A van pulled up, filled with a ceaselessly barking dog and two Spaniards. They took us pretty far, up to the main road before dropping us off. The next ride was a man who seemed he had nothing better to do with his life. He was a telecom salesman from Porto, in town to visit family. He was obviously melting and spent the entire ride playing with the A/C. His skin glowed with the sheen of a layer of moisture, giving him the look of an alien that was still getting used to human weather. He drove with his left hand while his shining right hand hovered in front of the mouth of the A/C, turning it back and forth as one would warm their hands by a fire. He had nothing better to do and drove us straight back to the farm.

The night in the middle of nowhere is quiet and lonely, but the stars are beautiful and Fine and I passed time telling stories and reading to each other. The next morning, we woke up early to get me to the main road. We decided to take Rudolfo, who had been chained for about a week without a walk (not our idea), along for the journey. We walked for an hour in the morning chill, enjoying the sunrise over blueberry plantations and sandy hills. When we reached the road, Fine tied Rudolfo up near a quiet road so she could say goodbye.
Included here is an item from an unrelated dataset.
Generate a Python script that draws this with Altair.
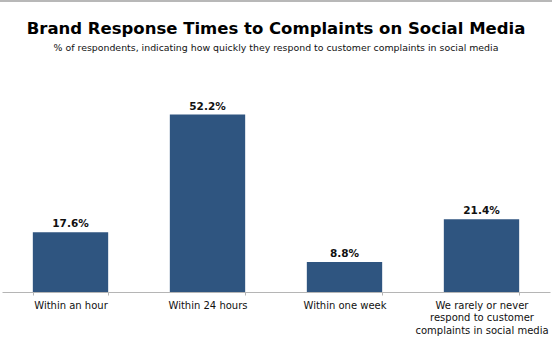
import altair as alt
import pandas as pd

categories = ["Within an hour", "Within 24 hours", "Within one week",
              "We rarely or never|respond to customer|complaints in social media"]
values = [17.6, 52.2, 8.8, 21.4]
value_labels = ["17.6%", "52.2%", "8.8%", "21.4%"]

df = pd.DataFrame({"cat": categories, "val": values, "lab": value_labels})

FONT = "DejaVu Sans"

x = alt.X("cat:N", sort=categories,
          scale=alt.Scale(paddingInner=0.45, paddingOuter=0.225),
          axis=alt.Axis(title=None, labelAngle=0, labelExpr="split(datum.label, '|')",
                        labelFont=FONT, labelFontSize=10, labelColor="#111111",
                        labelLineHeight=12.5, labelPadding=5, labelBaseline="top",
                        domainColor="#b5b5b5", tickColor="#b5b5b5", tickSize=3,
                        tickBand="extent", labelLimit=200))
y = alt.Y("val:Q", scale=alt.Scale(domain=[0, 60], nice=False), axis=None)

bars = alt.Chart(df).mark_bar(color="#2f5580").encode(x=x, y=y)
text = alt.Chart(df).mark_text(dy=-8, font=FONT, fontSize=10.5, fontWeight="bold",
                               color="#111111").encode(x=x, y=y, text="lab:N")
border = alt.Chart(df).mark_rule(color="#b8b8b8", strokeWidth=2).encode(
    x=alt.value(-2), x2=alt.value(550), y=alt.value(-87))

chart = (bars + text + border).properties(
    width=548, height=204,
    autosize=alt.AutoSizeParams(type="none"),
    padding={"left": 2, "top": 88, "right": 2, "bottom": 47},
    title=alt.TitleParams(
        "Brand Response Times to Complaints on Social Media",
        subtitle="% of respondents, indicating how quickly they respond to customer complaints in social media",
        font=FONT, fontSize=16.5, fontWeight="bold", color="#000000",
        subtitleFont=FONT, subtitleFontSize=9.4, subtitleColor="#111111",
        subtitlePadding=6, anchor="middle", offset=-52, frame="group"),
).configure(background="white").configure_view(strokeWidth=0, stroke=None)

chart.save("out.html", embed_options={"renderer": "svg", "actions": False})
He was none too pleased and barked his low growl nonstop fearing abandonment even though we were only a few meters away. We decided it was best if Fine go back and not wait with me for Rudolfo’s sake, but it was too late and Rudolfo had reverted to defense mode. He lashed out, biting us with teeth as long as my fingers when we tried to untie him. Gigantic barking and biting dogs scare me more than most things, and Rudolfo’s rage didn’t appear to have an end in sight. At some point, I grew tired and shouted “No!” in my best pack-leader voice, and that someone calmed him down enough for us to untie him. Fine left with the dog twice her size, a dog who was able to lift her by placing his head between her legs and pulling up, and I waited in this oh so familiar spot with my sore thumb.

A while passed, and after a couple took me to the main road I ended up waiting about 3 hours for a ride. Once I got it, the drivers, some hay farmers, took me directly to Castelo Branco to catch my bus. It was time to leave this corner of Portugal with men as tanned, wrinkled, and skinny as the cigarillos they gnawed in their gums. It was time to head back north to meet up with my adventure partner of 2018, Black Hummus Diaries, for the final leg of my Portuguese adventure.